Do you know for sure that the driver is going to be for ESXi as well as ESX? The site only mentioned ESX, and ESX and ESXi are different enough that I wouldn't be surprised if it works in one and not the other. We'll see, I guess.
An alternative work-around is to use a Linux-based system for this task. Last I checked (maybe it's changed since then) Rocket Divisio charged $$ for both the AOE Initiator and the iSCSI Target Server for Windows. You can get both the AOE drivers and the iSCSI Target Server for free in Linux, and configuration isn't too difficult (not GUI-based, but there isn't a whole lot to it). Configure Linux to start up the AOE driver and connect to the AOE target, then configure your iSCSI Target Server (IET is one of the more popular ones) to share out that block device. Then point ESX to it and go!
I thought about doing that, downloaded freenas and a couple others that
had very out of date AOE tools and no package management. A couple
hours into it I decided it was too much work for a supposedly temporary
workaround. I used Winlite for a minimal xp with 2 nics. You get 30
days of a trial from Rocket Division, which should be enough for a
workaround. If you need longer I think it's only $200 for both. Running
trial software on a vm with snapshots would probably allow some
creative individual to see some possibilities.....
I spoke to Jim Kemp from Coraid on the phone and the driver is for both ESX and ESXi.
http://www.msnbc.msn.com/id/29756218/
This wasn't really a question, I was just sharing the workaround. I participated in the Coraid beta of the driver, so I was alerted by email of the release of version 1.0.1.
The workaround is still useful, since it will let you use a vblade target, presumably for "tier 2" storage, backups, redundancy, etc.

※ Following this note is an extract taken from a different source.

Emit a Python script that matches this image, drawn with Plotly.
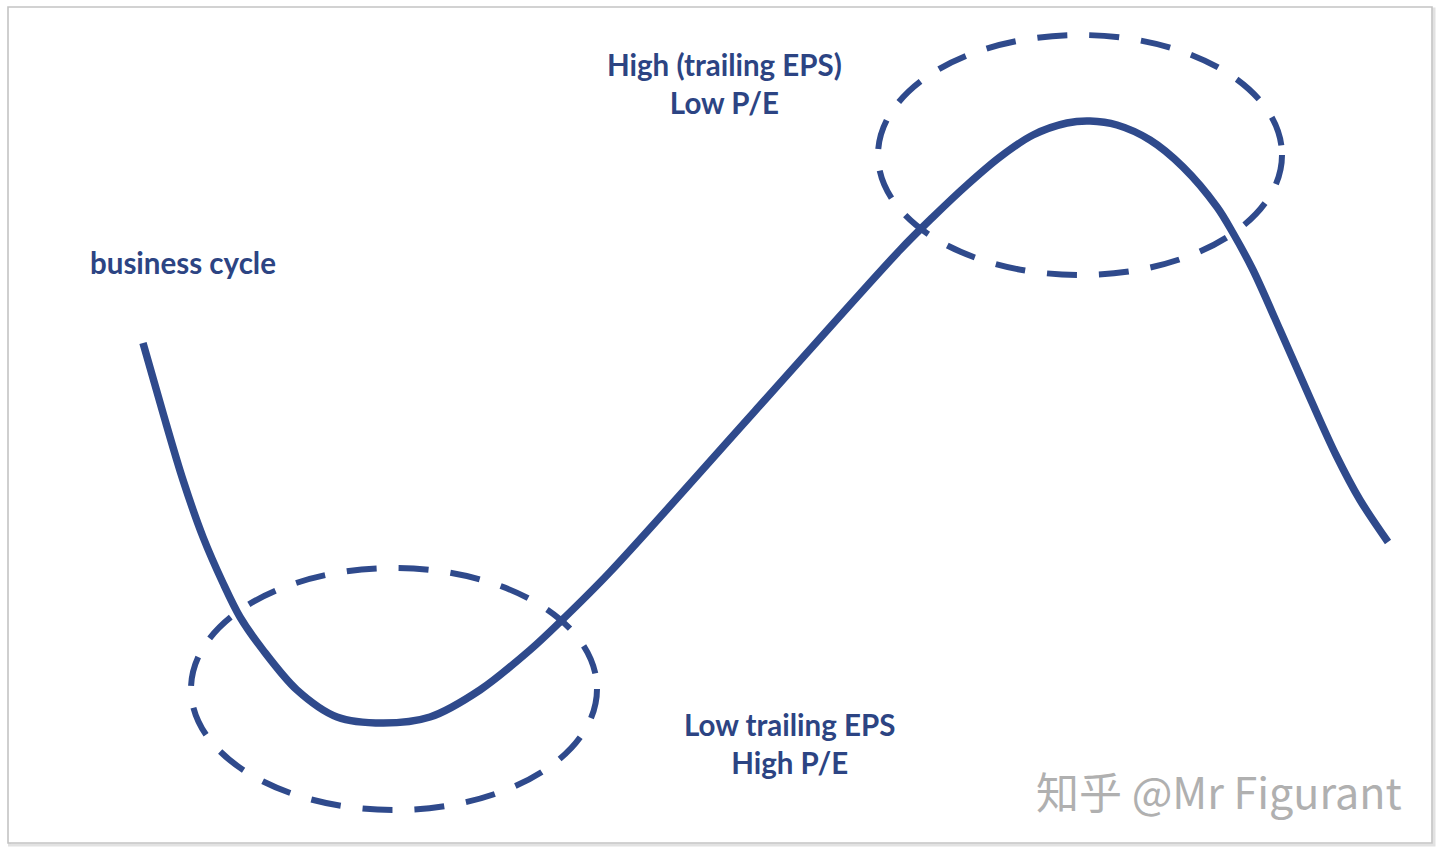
import plotly.graph_objects as go

# ---- data (time on x, level on y; y measured upward) ----
W, H = 1440, 853
cycle_time = [143, 163, 183, 203, 223, 240, 263, 297, 337, 383, 430, 480, 530, 560, 610,
              755, 900, 933, 967, 1000, 1033, 1067, 1090, 1117, 1150, 1183, 1217, 1233,
              1253, 1280, 1310, 1336, 1360, 1388]
cycle_depth = [343, 413, 480, 537, 583, 617, 650, 690, 717, 723, 717, 690, 650, 622, 572,
               411, 250, 217, 185, 157, 135, 123, 121, 125, 140, 167, 207, 233,
               270, 330, 398, 455, 500, 542]
cycle_level = [H - d for d in cycle_depth]

# ellipses: centre time, centre depth, half-width, half-height
ell_cx = [394, 1080]
ell_cy = [689, 155]
ell_rx = [203, 202]
ell_ry = [121, 120]

label_text = ["business cycle",
              "High (trailing EPS)<br>Low P/E",
              "Low trailing EPS<br>High P/E"]
label_x = [88, 724, 789]
label_depth = [262, 83, 743]
label_anchor = ["left", "center", "center"]

NAVY = "#2f4a8c"
TEXT = "#2c4483"

fig = go.Figure()
fig.add_trace(go.Scatter(
    x=cycle_time, y=cycle_level, mode="lines",
    line=dict(color=NAVY, width=7.5, shape="spline", smoothing=0.9),
    hoverinfo="skip", showlegend=False))

shapes = []
# frame shadow + frame
shapes.append(dict(type="rect", xref="paper", yref="paper",
                   x0=9.5 / W, x1=1434 / W, y0=1 - 845 / H, y1=1 - 9 / H,
                   line=dict(color="#e2e2e2", width=3), fillcolor="rgba(0,0,0,0)", layer="below"))
shapes.append(dict(type="rect", xref="paper", yref="paper",
                   x0=8 / W, x1=1432 / W, y0=1 - 843 / H, y1=1 - 7 / H,
                   line=dict(color="#c4c4c4", width=1.6), fillcolor="white", layer="below"))
for cx, cy, rx, ry in zip(ell_cx, ell_cy, ell_rx, ell_ry):
    shapes.append(dict(type="circle", xref="x", yref="y",
                       x0=cx - rx, x1=cx + rx, y0=H - cy - ry, y1=H - cy + ry,
                       line=dict(color=NAVY, width=6, dash="30px,22px"),
                       fillcolor="rgba(0,0,0,0)", layer="above"))

annotations = []
for t, x, d, a in zip(label_text, label_x, label_depth, label_anchor):
    annotations.append(dict(text=t, x=x, y=H - d, xref="x", yref="y",
                            xanchor=a, yanchor="middle", showarrow=False, align="center",
                            font=dict(family="Lato", size=29.5, color=TEXT, weight="bold")))
annotations.append(dict(text="知乎 @Mr Figurant", x=1404, y=H - 790, xref="x", yref="y",
                        xanchor="right", yanchor="middle", showarrow=False,
                        font=dict(family="Noto Sans CJK SC", size=43, color="#b0b0b0",
                                  shadow="1px 1px 1px #ffffff")))

fig.update_layout(
    width=W, height=H, margin=dict(l=0, r=0, t=0, b=0),
    paper_bgcolor="white", plot_bgcolor="rgba(0,0,0,0)",
    xaxis=dict(range=[0, W], visible=False, fixedrange=True),
    yaxis=dict(range=[0, H], visible=False, fixedrange=True),
    shapes=shapes, annotations=annotations, showlegend=False)

fig.write_html("out.html", config={"displayModeBar": False},
               post_script="document.body.style.margin='0';document.body.style.overflow='hidden';")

Using this with ESXi you could knock together a san and some hosts for NO money, and makes you more comfortable pluncking down for enterprise class hardware and management . I suppose it may be worth building the linux aoe-->iscsi vm after all.

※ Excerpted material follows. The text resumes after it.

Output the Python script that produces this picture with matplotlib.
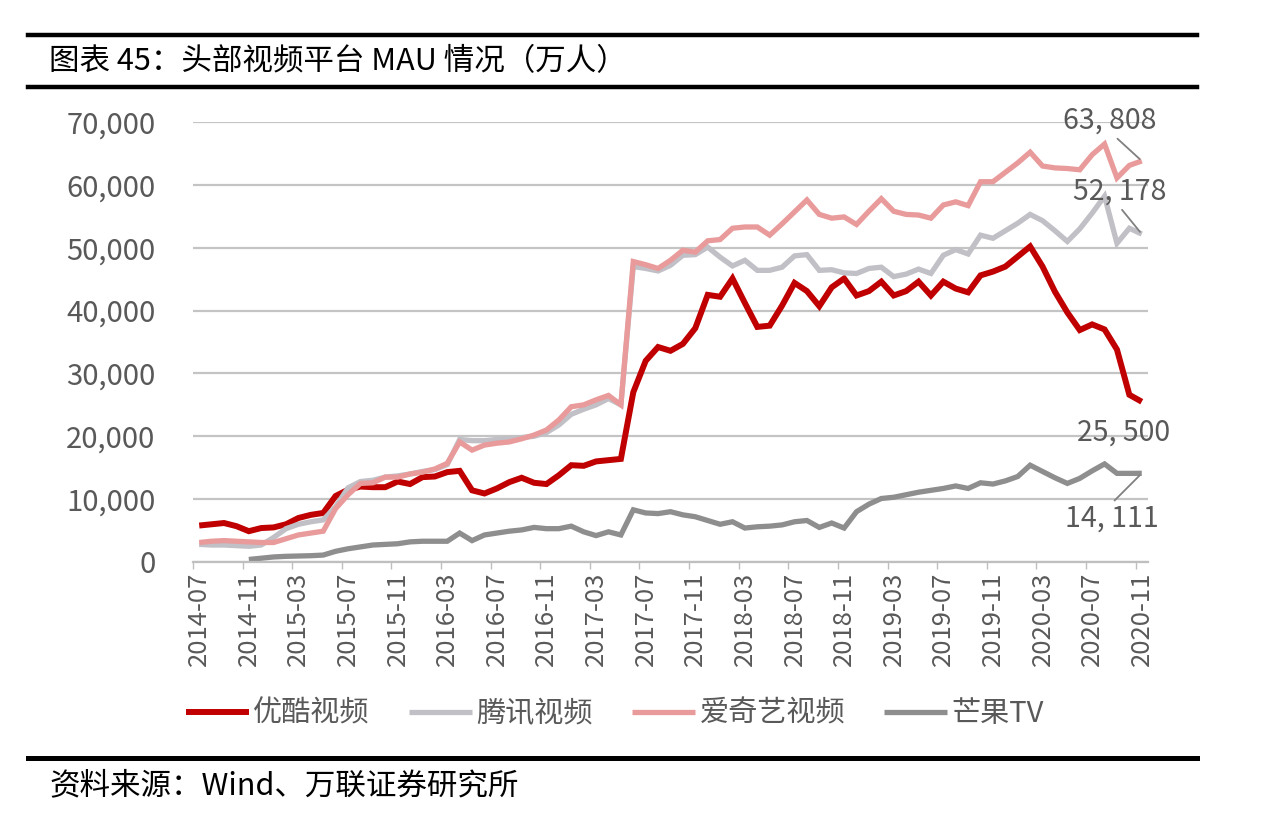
import numpy as np
import pandas as pd
import matplotlib
matplotlib.use('Agg')
import matplotlib.pyplot as plt
from matplotlib.lines import Line2D

plt.rcParams['font.family'] = ['Noto Sans CJK SC', 'DejaVu Sans']

# monthly MAU, 10k users, 2014-07 .. 2020-11
months = pd.period_range('2014-07', '2020-11', freq='M').strftime('%Y-%m').tolist()

youku = [5800, 6000, 6200, 5700, 4900, 5400, 5500, 6000, 7000, 7500,
         7800, 10500, 11500, 12000, 11900, 11900, 12800, 12400, 13500, 13600,
         14300, 14500, 11400, 10900, 11700, 12700, 13400, 12600, 12400, 13800,
         15400, 15300, 16000, 16200, 16400, 27000, 32000, 34200, 33600, 34700,
         37200, 42500, 42200, 45100, 41200, 37400, 37600, 40800, 44400, 43100,
         40700, 43700, 45100, 42400, 43100, 44600, 42400, 43100, 44600, 42400,
         44600, 43500, 42900, 45600, 46200, 47000, 48600, 50200, 47000, 43000,
         39700, 36900, 37800, 37000, 33800, 26600, 25500]

tencent = [2800, 2700, 2700, 2600, 2500, 2700, 3900, 5300, 6000, 6400,
           6700, 8800, 11800, 12800, 13000, 13500, 13700, 14000, 14400, 14700,
           15500, 19500, 19300, 19300, 19500, 19600, 19800, 20000, 20600, 21800,
           23500, 24300, 25000, 26000, 25000, 47000, 46700, 46300, 47200, 48800,
           48900, 50100, 48500, 47100, 48000, 46400, 46400, 46900, 48700, 48900,
           46400, 46500, 46000, 45900, 46700, 46900, 45400, 45800, 46600, 45900,
           48800, 49700, 49000, 52000, 51500, 52700, 53900, 55300, 54300, 52700,
           51000, 53000, 55500, 58200, 50700, 53100, 52178]

iqiyi = [3100, 3300, 3400, 3300, 3200, 3100, 3100, 3700, 4300, 4600,
         4900, 8500, 10700, 12500, 12600, 13500, 13500, 14000, 14300, 14800,
         15700, 19100, 17800, 18600, 18900, 19100, 19600, 20200, 21000, 22600,
         24700, 25000, 25800, 26500, 25000, 47800, 47300, 46700, 48000, 49600,
         49300, 51100, 51300, 53100, 53300, 53300, 52000, 53800, 55700, 57600,
         55300, 54700, 54900, 53700, 55800, 57800, 55800, 55300, 55200, 54700,
         56800, 57300, 56700, 60500, 60500, 62000, 63500, 65200, 63000, 62700,
         62600, 62400, 64800, 66500, 61100, 63100, 63808]

mango = [None, None, None, None, 400, 600, 800, 900, 950, 1000,
         1100, 1700, 2100, 2400, 2700, 2800, 2900, 3200, 3300, 3300,
         3300, 4600, 3400, 4300, 4600, 4900, 5100, 5500, 5300, 5300,
         5700, 4800, 4200, 4800, 4300, 8300, 7800, 7700, 8000, 7500,
         7200, 6600, 6000, 6400, 5400, 5600, 5700, 5900, 6400, 6600,
         5500, 6200, 5400, 8000, 9200, 10100, 10300, 10700, 11100, 11400,
         11700, 12100, 11700, 12600, 12400, 12900, 13600, 15400, 14400, 13400,
         12500, 13300, 14500, 15600, 14100, 14100, 14111]

names = ['优酷视频', '腾讯视频', '爱奇艺视频', '芒果TV']
colors = ['#C00000', '#C0C0C6', '#E99A9B', '#8E8E8E']
widths = [4.3, 3.8, 3.8, 3.8]

fig = plt.figure(figsize=(12.64, 8.14), dpi=100)
ax = fig.add_axes([0.1527, 0.3096, 0.7555, 0.5405])

x = np.arange(len(months))
series = [youku, tencent, iqiyi, mango]
for vals, name, c, lw in zip(series, names, colors, widths):
    y = np.array([np.nan if v is None else v for v in vals], dtype=float)
    ax.plot(x, y, color=c, lw=lw, label=name, solid_joinstyle='miter',
            solid_capstyle='butt')

ax.set_xlim(-0.5, len(months) - 0.5)
ax.set_ylim(0, 70000)
ax.set_yticks(np.arange(0, 70001, 10000))
ax.yaxis.set_major_formatter(plt.FuncFormatter(lambda v, p: f'{v:,.0f}'))
ax.grid(axis='y', color='#C4C4C4', lw=1.6)
ax.set_axisbelow(True)
for s in ['top', 'right', 'left']:
    ax.spines[s].set_visible(False)
ax.spines['bottom'].set_color('#BFBFBF')
ax.spines['bottom'].set_linewidth(1.6)

ax.set_xticks(x[::4])
ax.set_xticklabels(months[::4], rotation=90)
ax.set_xticks(np.arange(-0.5, len(months), 4), minor=True)
ax.tick_params(axis='x', which='major', length=0, pad=7, labelsize=18.5,
               labelcolor='#595959')
ax.tick_params(axis='x', which='minor', length=5, color='#BFBFBF', width=1)
ax.tick_params(axis='y', length=0, pad=27, labelsize=21, labelcolor='#595959')

# end-of-line value labels: (value, text offset px, leader start in text box)
last = len(months) - 1
ends = [(iqiyi[-1], (-32, 40), (0.55, 0)), (tencent[-1], (-22, 42), (0.5, 0)),
        (youku[-1], (-18, -31), None), (mango[-1], (-30, -45), (0.5, 1))]
for val, off, rp in ends:
    txt = f'{val:,}'.replace(',', ', ')
    ap = None
    if rp is not None:
        ap = dict(arrowstyle='-', color='#808080', lw=1.3, shrinkA=0, shrinkB=2,
                  relpos=rp)
    ax.annotate(txt, xy=(last, val), xytext=off, textcoords='offset pixels',
                ha='center', va='center', fontsize=20.5, color='#595959',
                arrowprops=ap, annotation_clip=False)

fig.legend(loc='center', bbox_to_anchor=(0.4866, 0.1229), ncol=4, frameon=False,
           fontsize=21, handlelength=2.15, handletextpad=0.15, columnspacing=1.35,
           labelcolor='#595959')

# header / footer rules
for yy, lw in [(0.957, 3.2), (0.893, 3.2), (0.069, 3.6)]:
    fig.add_artist(Line2D([0.022, 0.947], [yy, yy], color='black', lw=lw,
                          transform=fig.transFigure))

fig.text(0.039, 0.924, '图表 45：头部视频平台 MAU 情况（万人）', fontsize=22,
         va='center', ha='left', color='black')
fig.text(0.039, 0.035, '资料来源：Wind、万联证券研究所', fontsize=22,
         va='center', ha='left', color='black', style='italic')

fig.savefig('out.png', dpi=100, facecolor='white')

So did you use their HBA for your testing? And was this connecting to their SAN product or to Starport?
I bought a Coraid SR1661 late last year and they sent me out the HBA about a month b4 the beta started (about Jan 09). I wanted to play with the storage and came up with the workaround. VM's created on Coraid storage were visible to ESXi using the HBA and the earliest beta driver. I couldn't use the HBA at all without the driver.
Now I have 2 ESXi boxes, and each uses Coraid storage via the HBA and Vblade storage via the workaround. I need to work out the exact method, maybe using VEEAM or something to replicate to the cheepo vblade storage. Starport is just the AOE initiator for windows, using that on the backup box for disk2disk as well as temporarily in the aoe->iscsi vm.
Thanks - just I'm clear the HBA is working ok with vblade? I took a look at the driver and is the HBA a rebranded Intel NIC?
No, you cannot attach to a vblade target using the HBA. And you need the latest firmware on a Coraid unit to attach to it. Maybe vblade-20, when it's released. the latest is vblade-19.